Oh, oh, the eyes always make me melt!


----------



## harry (Jan 25, 2006)

what a gorgeous girl!!! :luv


----------



## Jeanie (Jun 18, 2003)

Of course I think she's a real beauty!


----------



## katswhiskas (Nov 5, 2008)

She is gorgeous. Lovely colour eyes. Is she a birman.


----------



## camel24j (Jan 12, 2007)

you must have found the trick to get her to keep her eyes open. she is beautiful


----------



## marie73 (Jul 12, 2006)

katswhiskas said:


> She is gorgeous. Lovely colour eyes. Is she a birman.


Thank you. Yes, she is a Birman.


----------



## OwnedByACat (Jan 11, 2008)

I do love :luv blue eyes! What a little honey she is!


----------



## cat1963 (Mar 9, 2005)

Wow Marie,

Such a beautiful little lady. 
Her eyes are a beautiful shade of blue.
As for her grooming, I wish my cats would
learn how to keep themselves so well groomed.


----------



## marie73 (Jul 12, 2006)

She's a very good groomer.  

I was going through my old emails and came across a couple from the guy I rescued her from. Things that meant nothing to me then because I didn't know anything about cats, now explain a lot about her behavior. 
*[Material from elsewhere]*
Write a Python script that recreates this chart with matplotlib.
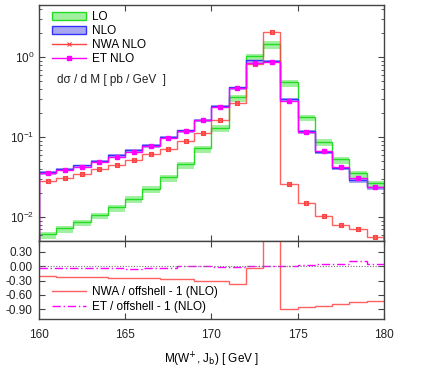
import numpy as np
import matplotlib
matplotlib.use('Agg')
import matplotlib.pyplot as plt
from matplotlib.ticker import FormatStrFormatter, LogLocator, MultipleLocator
from matplotlib.patches import Patch
from matplotlib.lines import Line2D

plt.rcParams['font.family'] = ['Liberation Sans', 'DejaVu Sans']
plt.rcParams['font.size'] = 8.5
plt.rcParams['axes.unicode_minus'] = False

# bin edges in GeV
edges = np.arange(160, 181, 1)
centers = edges[:-1] + 0.5

# d sigma / dM [pb/GeV]
lo = [0.00608, 0.00724, 0.00866, 0.0106, 0.0132, 0.0170, 0.0226, 0.0313, 0.046, 0.073,
      0.132, 0.316, 1.03, 1.48, 0.487, 0.179, 0.0874, 0.0526, 0.0352, 0.0264]
lo_up = [1.07, 1.07, 1.07, 1.07, 1.07, 1.07, 1.07, 1.07, 1.07, 1.07,
         1.07, 1.07, 1.07, 1.07, 1.07, 1.07, 1.07, 1.07, 1.07, 1.07]
lo_dn = [0.88, 0.88, 0.88, 0.88, 0.88, 0.88, 0.88, 0.88, 0.88, 0.88,
         0.88, 0.88, 0.88, 0.87, 0.88, 0.88, 0.88, 0.88, 0.88, 0.88]
nlo = [0.0365, 0.0402, 0.0443, 0.0506, 0.060, 0.0688, 0.0794, 0.101, 0.122, 0.166,
       0.246, 0.42, 0.917, 0.90, 0.301, 0.119, 0.0656, 0.0414, 0.029, 0.0235]
nlo_up = [1.02, 1.02, 1.02, 1.02, 1.02, 1.02, 1.02, 1.02, 1.02, 1.02,
          1.02, 1.02, 1.02, 1.02, 1.02, 1.02, 1.02, 1.02, 1.02, 1.02]
nlo_dn = [0.93, 0.93, 0.93, 0.93, 0.93, 0.93, 0.93, 0.93, 0.93, 0.93,
          0.93, 0.93, 0.93, 0.93, 0.92, 0.93, 0.93, 0.93, 0.93, 0.93]
nwa = [0.0282, 0.031, 0.0348, 0.0394, 0.0447, 0.0512, 0.0613, 0.0708, 0.0883, 0.113,
       0.163, 0.268, 0.818, 2.05, 0.0258, 0.0148, 0.0103, 0.00787, 0.00702, 0.00568]
et = [0.0352, 0.0385, 0.0421, 0.0482, 0.057, 0.065, 0.077, 0.097, 0.121, 0.162,
      0.242, 0.41, 0.86, 0.88, 0.284, 0.117, 0.067, 0.0425, 0.0307, 0.0239]

# ratios to offshell NLO
nwa_ratio = [-0.20, -0.22, -0.23, -0.235, -0.245, -0.25, -0.24, -0.27, -0.26, -0.305,
             -0.32, -0.365, -0.04, 1.28, -0.895, -0.855, -0.825, -0.79, -0.74, -0.73]
et_ratio = [-0.03, -0.045, -0.05, -0.05, -0.05, -0.055, -0.03, -0.045, 0.01, 0.0,
            -0.01, -0.01, 0.005, 0.01, 0.01, 0.03, 0.035, 0.04, 0.10, 0.045]

green, green_band = '#22dd22', '#a0f0a0'
blue, blue_band = '#3333ff', '#a8a8f0'
red = '#ff4444'
mag = '#ff00ff'
spine_c = '#444444'

fig = plt.figure(figsize=(4.4, 3.68), dpi=100)
ax = fig.add_axes([0.0886, 0.345, 0.784, 0.641])
ax2 = fig.add_axes([0.0886, 0.133, 0.784, 0.212], sharex=ax)

lo_a, nlo_a = np.array(lo), np.array(nlo)
ax.stairs(lo_a * np.array(lo_up), edges, baseline=lo_a * np.array(lo_dn), fill=True,
          color=green_band, lw=0)
ax.stairs(nlo_a * np.array(nlo_up), edges, baseline=nlo_a * np.array(nlo_dn), fill=True,
          color=blue_band, lw=0)
ax.stairs(lo, edges, color=green, lw=1.0)
ax.stairs(nlo, edges, color=blue, lw=1.0)
ax.stairs(nwa, edges, color=red, lw=1.0, alpha=0.85)
ax.plot(centers, nwa, ls='none', marker='s', ms=3.0, mfc='none', mec=red, mew=0.8)
ax.plot(centers, nwa, ls='none', marker='x', ms=3.0, color=red, mew=0.8)
ax.stairs(et, edges, color=mag, lw=1.0)
ax.plot(centers, et, ls='none', marker='s', ms=2.5, color=mag)

ax.set_yscale('log')
ax.set_xlim(160, 180)
ax.set_ylim(0.005, 4.5)
ax.yaxis.set_major_locator(LogLocator(base=10, numticks=10))
ax.yaxis.set_minor_locator(LogLocator(base=10, subs=np.arange(2, 10), numticks=10))
ax.tick_params(labelbottom=False)

handles = [Patch(facecolor=green_band, edgecolor=green, lw=1.0),
           Patch(facecolor=blue_band, edgecolor=blue, lw=1.0),
           Line2D([], [], color=red, lw=1.0, marker='x', ms=3.0, mew=0.8),
           Line2D([], [], color=mag, lw=1.0, marker='s', ms=2.5)]
ax.legend(handles, ['LO', 'NLO', 'NWA NLO', 'ET NLO'], loc='upper left',
          bbox_to_anchor=(0.038, 0.975), frameon=False, borderpad=0, borderaxespad=0,
          handlelength=2.9, handleheight=0.75, handletextpad=0.5, labelspacing=0.17)
ax.text(0.052, 0.682, 'd\u03c3 / d M [ pb / GeV  ]', transform=ax.transAxes,
        va='center', ha='left', color='#222222')

ax2.axhline(0, color='#777777', ls=(0, (1, 1.5)), lw=0.8)
ax2.stairs(nwa_ratio, edges, baseline=None, color=red, lw=1.0, alpha=0.85,
           label='NWA / offshell - 1 (NLO)')
ax2.stairs(et_ratio, edges, baseline=None, color=mag, lw=1.0, ls=(0, (6, 2, 1, 2)),
           label='ET / offshell - 1 (NLO)')
ax2.set_ylim(-1.1, 0.52)
ax2.set_yticks([0.3, 0.0, -0.3, -0.6, -0.9])
ax2.yaxis.set_major_formatter(FormatStrFormatter('%.2f'))
ax2.xaxis.set_major_locator(MultipleLocator(5))
ax2.set_xlabel('M(W$^{+}$, J$_{\\mathrm{b}}$) [ GeV ]', labelpad=7)
ax2.legend(loc='upper left', bbox_to_anchor=(0.038, 0.42), frameon=False,
           borderpad=0, borderaxespad=0, handlelength=2.9, handletextpad=0.5,
           labelspacing=0.2)

for a in (ax, ax2):
    a.tick_params(which='both', direction='in', top=True, right=True, colors=spine_c,
                  labelcolor='#222222')
    a.tick_params(which='major', length=4.5, width=0.8)
    a.tick_params(which='minor', length=2.5, width=0.6)
    for s in a.spines.values():
        s.set_color(spine_c)
        s.set_linewidth(1.0)
ax2.tick_params(axis='x', pad=7)
ax2.tick_params(axis='y', pad=4.5)

fig.savefig('out.png', dpi=100)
She was born to breeders, but see where the color comes down too far on one of her feet? That's a no-no, so the breeder just gave her away to the guy so no prospective buyers would see the flaw. So she was on her own at the age of 5 weeks old! It was this guy's first kitty and he didn't get any more for a couple years. I'm lucky she grooms herself so well and has no bad potty habits, considering she didn't have a Mom very long to teach her these things -- although the guy SAID the reason she was being kept locked in a bathroom was because she wouldn't share a litterbox. Then he started getting more and more cats and some dogs, and he just ignored her. She didn't know how to play and the other cats intimidated her. In fact, the whole time I was there to meet Cinderella, all he did was brag about two of his other cats, Minnie and her brother. :?


----------



## OctoberinMaine (Sep 12, 2006)

You said he had Cinderella in a bathroom for 9 months, right? That just breaks my heart. He should have started looking for another home much sooner, if that was going to be her situation.


----------



## bluemilk (Oct 3, 2005)

Oh,those baby blues! Who could say 'no' to that face? She looks smart, too...


----------



## marie73 (Jul 12, 2006)

October said:


> You said he had Cinderella in a bathroom for 9 months, right? That just breaks my heart. He should have started looking for another home much sooner, if that was going to be her situation.


One of the reasons I believe in re-homing. He had her for almost the first four years of her life.


----------



## harry (Jan 25, 2006)

well she looks very happy in your home!


----------



## Stephie (Feb 4, 2005)

She's an absolute poppet and I think her paw markings are perfect


----------



## Heather102180 (Nov 19, 2003)

Cinderella is stunning! Her fur is so pretty! You take such great care of your girls, Marie!


----------



## tofog68 (Sep 29, 2008)

Ciinderella is so pretty,She has beautiful eyes :luv ,Made me think of the song Blue Eyes by Elton John:

Blue eyes baby's got blue eyes
Like a clear blue sky
Watching over me
Blue eyes I love blue eyes
When I'm by her side
Where I long to be
I will see

Blue eyes laughing in the sun
Laughing in the rain
Baby's got blue eyes
And I am Home, and I am home again


----------



## LadyNeko (Jun 24, 2008)

Her eyes are so pretty! I love the blue <3

She really does look like a princess


----------



## PatriciaLynn (Oct 23, 2008)

Oh My! She is beautiful!


----------